- The group uses the Circassian flag
- Leader: Abu Hatab al-Sharkassy
- Dates active: February 2013 — present
- Allegiance: Syrian opposition
- Headquarters: Beer Ajam, Quneitra Governorate
- Active regions: Quneitra Governorate and Latakia Governorate(during the Syrian Civil War) Ukraine (since 2022)
- Ideology: Sunni Islamic fundamentalism Anti-Russian North Caucasian separatism^{[citation needed]}
- Part of: Ajnad al-Kavkaz (since 2014)
- Wars: the Syrian Civil war 2022 Russian invasion of Ukraine

= Jamaat Jund al-Qawqaz =

Armed group based in the Quneitra Governorate of Syria

Jamaat Jund al-Qawqaz, originally formed as Ahrar al-Sharkas (Arabic: كتيبة أحرار ألشركس, The Free Circassian Battalion), is an armed group based in the Quneitra Governorate of Syria with some fighters in the Latakia Governorate. The group is made up of ethnic Circassians from Beer Ajam. The group came to prominence during the Quneitra Governorate clashes (2012–14).

==History==
The group was founded by a local from Beer Ajam of Circassian descent who goes by the nom de guerre Abu Hatab al-Sharkassy who has expressed support for the Caucasus Emirate.
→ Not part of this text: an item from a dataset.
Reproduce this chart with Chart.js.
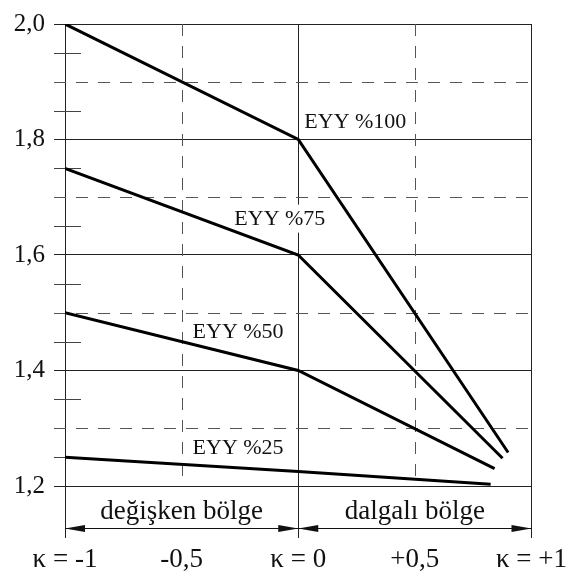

In 2014 he declared allegiance to Ajnad al-Kavkaz, thus making Ahrar al-Sharkas part of it and moved some fighters to the Latakia Governorate to be closer to the central core of Ajnad al-Kavkaz. After their declaration of allegiance to Ajnad Al-Kavkaz, Ajnad Al-Kavkaz officially recognized itself as active in the Quneitra Governorate. During the Russo-Ukrainian War, a part of the group went to Ukraine to fight against Russia alongside Ajnad al-Kavkaz.